Though the numbers fluctuate slightly by season and shopping corridor, the overall story is the same: Despite the closures and the changed nature of the city—despite everything—it costs about as much to rent a store in most neighborhoods as ever… There are more pop-ups, yes, and some new lease structures that might stick around, but retail landlords seem convinced that while there might be a few blips here and there, at the end of the day, the city only ever gets more expensive.

If you’re hoping the trends have improved in the past seven months, then brace yourself for an update from Paula Z. Segal, senior staff attorney at TakeRoot Justice, an organization that provides legal support to New York community groups pursuing equitable ends. “Everything has only gotten worse,” she said.

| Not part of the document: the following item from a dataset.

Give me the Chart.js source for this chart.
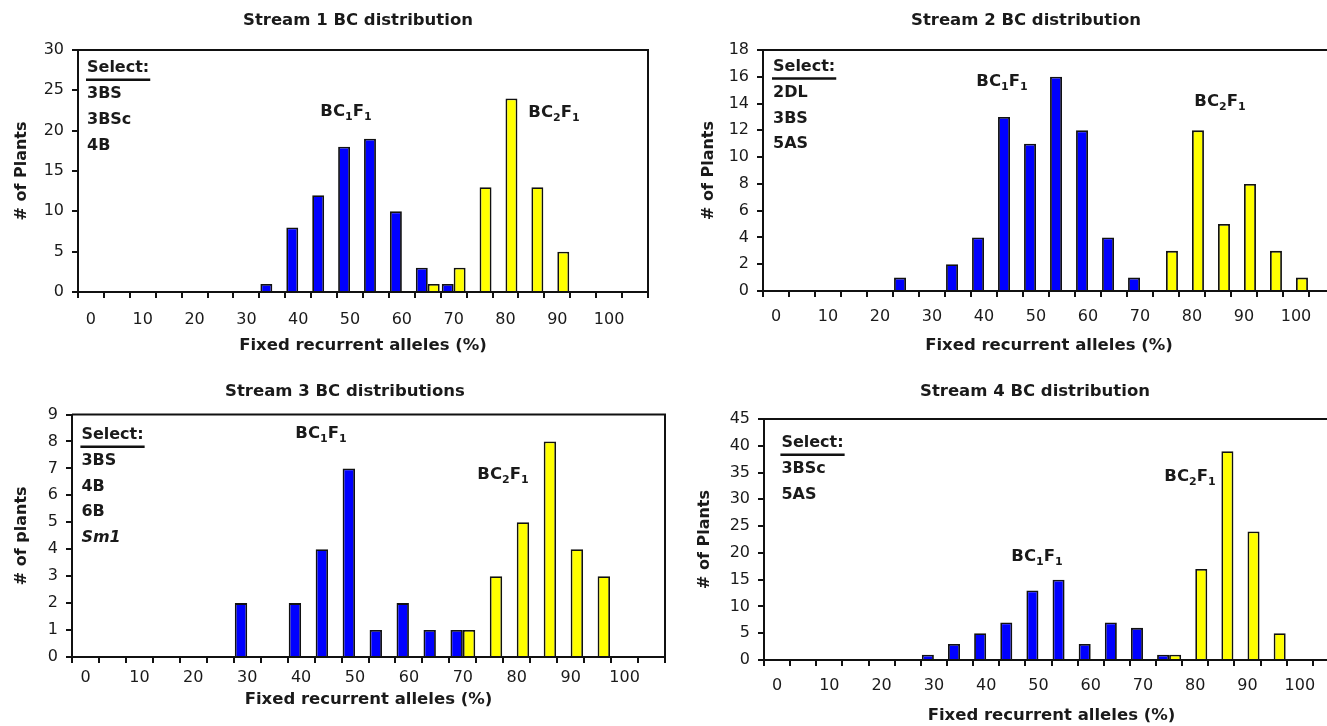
<!DOCTYPE html>
<html>
<head>
<meta charset="utf-8">
<script src="https://cdn.jsdelivr.net/npm/chart.js@4.4.1/dist/chart.umd.min.js"></script>
<style>
html, body { margin: 0; padding: 0; background: #ffffff; overflow: hidden; width: 1327px; height: 726px; }
canvas { position: absolute; }
</style>
</head>
<body>
<canvas id="c1" width="660" height="363" style="left:0px;top:0px"></canvas>
<canvas id="c2" width="680" height="363" style="left:680px;top:0px"></canvas>
<canvas id="c3" width="680" height="363" style="left:0px;top:363px"></canvas>
<canvas id="c4" width="680" height="363" style="left:680px;top:363px"></canvas>
<script>
// ---- data ----
const categories = ['0','5','10','15','20','25','30','35','40','45','50','55','60','65','70','75','80','85','90','95','100','105'];
const shownTickLabels = ['0','10','20','30','40','50','60','70','80','90','100'];

const stream1BC1F1 = [0,0,0,0,0,0,0,1,8,12,18,19,10,3,1,0,0,0,0,0,0,0];
const stream1BC2F1 = [0,0,0,0,0,0,0,0,0,0,0,0,0,1,3,13,24,13,5,0,0,0];
const stream2BC1F1 = [0,0,0,0,0,1,0,2,4,13,11,16,12,4,1,0,0,0,0,0,0,0];
const stream2BC2F1 = [0,0,0,0,0,0,0,0,0,0,0,0,0,0,0,3,12,5,8,3,1,0];
const stream3BC1F1 = [0,0,0,0,0,0,2,0,2,4,7,1,2,1,1,0,0,0,0,0,0,0];
const stream3BC2F1 = [0,0,0,0,0,0,0,0,0,0,0,0,0,0,1,3,5,8,4,3,0,0];
const stream4BC1F1 = [0,0,0,0,0,0,1,3,5,7,13,15,3,7,6,1,0,0,0,0,0,0];
const stream4BC2F1 = [0,0,0,0,0,0,0,0,0,0,0,0,0,0,0,1,17,39,24,5,0,0];

const panelTitles = ['Stream 1 BC distribution','Stream 2 BC distribution','Stream 3 BC distributions','Stream 4 BC distribution'];
const yTitles = ['# of Plants','# of Plants','# of plants','# of Plants'];
const xTitle = 'Fixed recurrent alleles (%)';
const selectLines1 = ['3BS','3BSc','4B'];
const selectLines2 = ['2DL','3BS','5AS'];
const selectLines3 = ['3BS','4B','6B','Sm1'];
const selectLines4 = ['3BSc','5AS'];
const italicLines = ['Sm1'];
const yMaxes = [30, 18, 9, 45];
const ySteps = [5, 2, 1, 5];

// ---- styling ----
const TEXT = '#1a1a1a';
const LINE = '#111111';
const BLUE = '#0000ff';
const YELLOW = '#ffff00';
const NONE = 'rgba(0,0,0,0)';
const FONT = '"DejaVu Sans", "Liberation Sans", Arial, sans-serif';
Chart.defaults.font.family = FONT;

function drawBC(ctx, gen, cx, cy) {
  const big = 'bold 16.5px ' + FONT, small = 'bold 11px ' + FONT;
  const parts = [['BC', big, 0], [String(gen), small, 4], ['F', big, 0], ['1', small, 4]];
  let total = 0;
  parts.forEach(p => { ctx.font = p[1]; p.push(ctx.measureText(p[0]).width); total += p[3]; });
  let x = cx - total / 2;
  const base = cy + 6;
  ctx.textAlign = 'left';
  ctx.textBaseline = 'alphabetic';
  parts.forEach(p => { ctx.font = p[1]; ctx.fillText(p[0], x, base + p[2]); x += p[3]; });
}

const decor = {
  id: 'decor',
  beforeDatasetsDraw(chart, args, o) {
    const ctx = chart.ctx, a = chart.chartArea;
    ctx.save();
    ctx.strokeStyle = LINE; ctx.lineWidth = 2;
    ctx.beginPath();
    ctx.moveTo(a.left, a.top); ctx.lineTo(a.right, a.top); ctx.lineTo(a.right, a.bottom);
    ctx.stroke();
    ctx.fillStyle = TEXT;
    ctx.textAlign = 'left'; ctx.textBaseline = 'middle';
    const sx = a.left + o.selDx, sy = a.top + o.selDy;
    ctx.font = 'bold 16px ' + FONT;
    ctx.fillText('Select:', sx, sy);
    const w = ctx.measureText('Select:').width;
    ctx.lineWidth = 2.5;
    ctx.beginPath(); ctx.moveTo(sx - 1, sy + 11.5); ctx.lineTo(sx + w + 1, sy + 11.5); ctx.stroke();
    o.lines.forEach((t, i) => {
      ctx.font = (italicLines.includes(t) ? 'italic bold 16px ' : 'bold 16px ') + FONT;
      ctx.fillText(t, sx, sy + 25.7 * (i + 1));
    });
    o.bc.forEach(b => drawBC(ctx, b.gen, a.left + b.dx, a.top + b.dy));
    ctx.restore();
  },
  afterDraw(chart, args, o) {
    const ctx = chart.ctx;
    ctx.save();
    ctx.fillStyle = TEXT;
    ctx.font = 'bold 16.5px ' + FONT;
    ctx.textAlign = 'center'; ctx.textBaseline = 'middle';
    ctx.fillText(o.title, o.titleX, o.titleY);
    ctx.restore();
  }
};

function bars(arr) { return arr.map(v => (v > 0 ? v : null)); }
function fillFor(color) { return c => (c.raw == null ? NONE : color); }
const borderFor = c => (c.raw == null ? NONE : LINE);
const borderWFor = c => (c.raw == null ? 0 : 1.8);

function makeChart(id, c) {
  return new Chart(document.getElementById(id), {
    type: 'bar',
    data: {
      labels: categories,
      datasets: [
        { label: 'BC1F1', data: bars(c.bc1), backgroundColor: fillFor(BLUE), borderColor: borderFor, borderWidth: borderWFor, borderSkipped: 'start', categoryPercentage: 0.92, barPercentage: 1 },
        { label: 'BC2F1', data: bars(c.bc2), backgroundColor: fillFor(YELLOW), borderColor: borderFor, borderWidth: borderWFor, borderSkipped: 'start', categoryPercentage: 0.92, barPercentage: 1 }
      ]
    },
    options: {
      responsive: false,
      animation: false,
      events: [],
      layout: { padding: { left: 0, top: c.padTop, right: c.padRight, bottom: 0 } },
      plugins: {
        legend: { display: false },
        tooltip: { enabled: false },
        decor: { title: c.title, titleX: c.titleX, titleY: c.titleY, selDx: c.selDx, selDy: c.selDy, lines: c.lines, bc: c.bcLabels }
      },
      scales: {
        x: {
          type: 'category',
          offset: true,
          grid: { offset: true, drawOnChartArea: false, drawTicks: true, tickLength: 6, color: LINE, lineWidth: 2 },
          border: { display: true, color: LINE, width: 2 },
          ticks: {
            autoSkip: false, maxRotation: 0, minRotation: 0, padding: c.xPad, color: TEXT, font: { size: 16 },
            callback: (v, i) => (shownTickLabels.includes(categories[i]) ? categories[i] : '')
          },
          title: { display: true, text: xTitle, color: TEXT, font: { size: 16.5, weight: 'bold' }, padding: { top: 0, bottom: c.xTitlePad } },
          afterFit: s => { s.height = c.xHeight; }
        },
        y: {
          min: 0, max: c.yMax,
          ticks: { stepSize: c.yStep, padding: 8, color: TEXT, font: { size: 16 } },
          grid: { drawOnChartArea: false, drawTicks: true, tickLength: 6, color: LINE, lineWidth: 2 },
          border: { display: true, color: LINE, width: 2 },
          title: { display: true, text: c.yTitle, color: TEXT, font: { size: 16, weight: 'bold' }, padding: { top: c.yTitlePad, bottom: 0 } },
          afterFit: s => { s.width = c.yWidth; }
        }
      }
    },
    plugins: [decor]
  });
}

makeChart('c1', {
  bc1: stream1BC1F1, bc2: stream1BC2F1, yMax: yMaxes[0], yStep: ySteps[0],
  title: panelTitles[0], titleX: 358, titleY: 21, yTitle: yTitles[0],
  padTop: 50, padRight: 12, yWidth: 78, xHeight: 71, xPad: 12, xTitlePad: 7, yTitlePad: 12.4,
  selDx: 9, selDy: 18.3, lines: selectLines1,
  bcLabels: [{ gen: 1, dx: 268, dy: 60 }, { gen: 2, dx: 476, dy: 61 }]
});
makeChart('c2', {
  bc1: stream2BC1F1, bc2: stream2BC2F1, yMax: yMaxes[1], yStep: ySteps[1],
  title: panelTitles[1], titleX: 346, titleY: 21, yTitle: yTitles[1],
  padTop: 50, padRight: 25, yWidth: 83, xHeight: 72, xPad: 10, xTitlePad: 7, yTitlePad: 19.4,
  selDx: 10, selDy: 17, lines: selectLines2,
  bcLabels: [{ gen: 1, dx: 239, dy: 30 }, { gen: 2, dx: 457, dy: 50 }]
});
makeChart('c3', {
  bc1: stream3BC1F1, bc2: stream3BC2F1, yMax: yMaxes[2], yStep: ySteps[2],
  title: panelTitles[2], titleX: 345, titleY: 29, yTitle: yTitles[2],
  padTop: 51.5, padRight: 15, yWidth: 72, xHeight: 69, xPad: 5, xTitlePad: 16, yTitlePad: 12.1,
  selDx: 9.4, selDy: 20.7, lines: selectLines3,
  bcLabels: [{ gen: 1, dx: 249, dy: 17.5 }, { gen: 2, dx: 431, dy: 58.5 }]
});
makeChart('c4', {
  bc1: stream4BC1F1, bc2: stream4BC2F1, yMax: yMaxes[3], yStep: ySteps[3],
  title: panelTitles[3], titleX: 355, titleY: 29, yTitle: yTitles[3],
  padTop: 56, padRight: 21, yWidth: 84, xHeight: 66, xPad: 10, xTitlePad: 0, yTitlePad: 15.4,
  selDx: 17.4, selDy: 24.3, lines: selectLines4,
  bcLabels: [{ gen: 1, dx: 273, dy: 136 }, { gen: 2, dx: 426, dy: 56 }]
});
</script>
</body>
</html>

Segal called commercial landlording in New York “the last unregulated industry”—ironically, a title that art professionals and analysts have been applying to the art market for decades. About half of the city’s residential units were rent-regulated circa 2018 (counting public housing), according to a municipal housing and vacancy survey. In commercial real estate, however, “everything is treated as a contract between equals, and there is no law” to limit price hikes, Segal said. One artifact of this lawlessness is the chasm between the amount of publicly available data on the residential versus commercial property markets. Since state and local governments have no obligations to enforce regulations in the latter, property owners can hoard data with near impunity. Case in point, part of the problem with the NYC Storefront Registry may be that landlords are expected to self report their quarterly data or else face… the meager threat of a $500 fine. The information asymmetry puts landlords in a position of extreme power. The harder it is for the consumer to even understand the severity of the problem, the harder it is to mobilize a coalition for change. No wonder so many galleries and other small businesses here still experience the hunt for new space as a hellish trial.